At the top of the stairs, a pair of closed doors leads to four more pairs of closed doors, behind which are four unique inner sanctums. This is Chapel Hall, home to a Catholic chapel, a Protestant chapel, a Jewish synagogue, and a Muslim prayer room.
Bellevue, the oldest public hospital in America, has been staffed by chaplains since 1816, when Rev. John Stanford of the Church of England arrived.
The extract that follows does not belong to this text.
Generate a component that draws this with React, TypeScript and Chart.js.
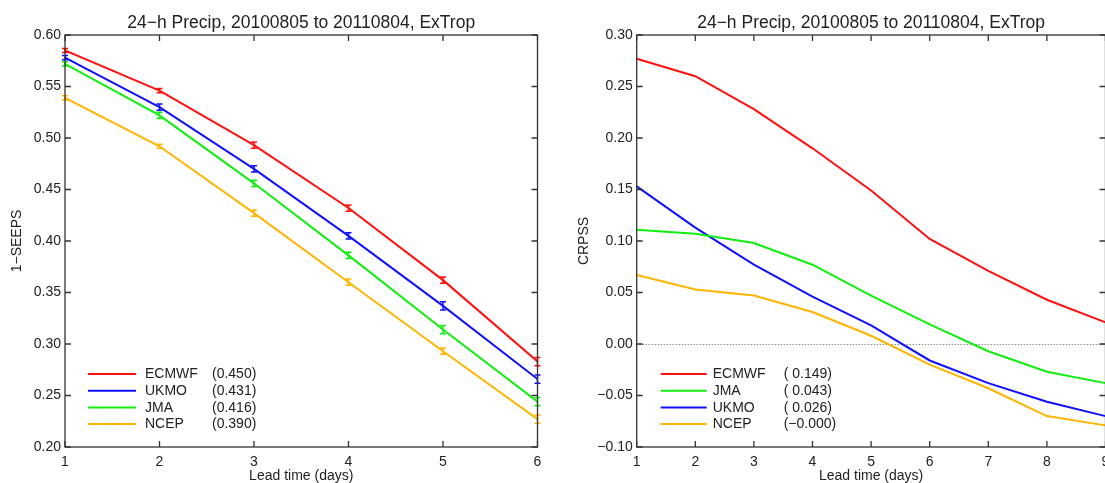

In 1893, Countess Annie Leary donated $1 million for a Catholic chapel, complete with stained-glass windows, built in the courtyard of Old Bellevue. (Leary was not married to a count; hers was a papal title granted in recognition of her charitable gifts, among them the statue of Christopher Columbus in Columbus Circle.)
Chapel Hall opened in the newly built administration building in 1940. In its coverage of the consecration of the Catholic chapel, The New York Times reported that “the ceremony brought to Bellevue the distinction of being the first hospital in the world to have separate houses of worship for each of three major faiths.” (The Muslim prayer room was added in recent years.)
The new Catholic chapel, resplendent with stained-glass windows salvaged from the demolished one, was placed in the center of the hall. The Protestant chapel and the synagogue are much simpler than their Catholic counterpart but just as serene. Each one seats about 300 worshippers.
These sanctuaries have witnessed many kinds of solemn occasions over the years. In 1949, Dan O’Brien, “King of the Hobos,” died at the age of 90. Thanks to two affluent friends, he was honored with an impressive funeral in the Protestant chapel, “graced by all the pretensions he had spurned during his life as a simple man,” as The New York Times noted. In 1951, a young couple was married in the synagogue because the bride’s father was in Bellevue recovering from a heart attack. As Rabbi Henry Schorr described the event, “The bride’s father is a fireman. The bride is a court clerk. The bridegroom works for the post office. The city owns the hospital and provides the synagogue. A civil service wedding in every respect!”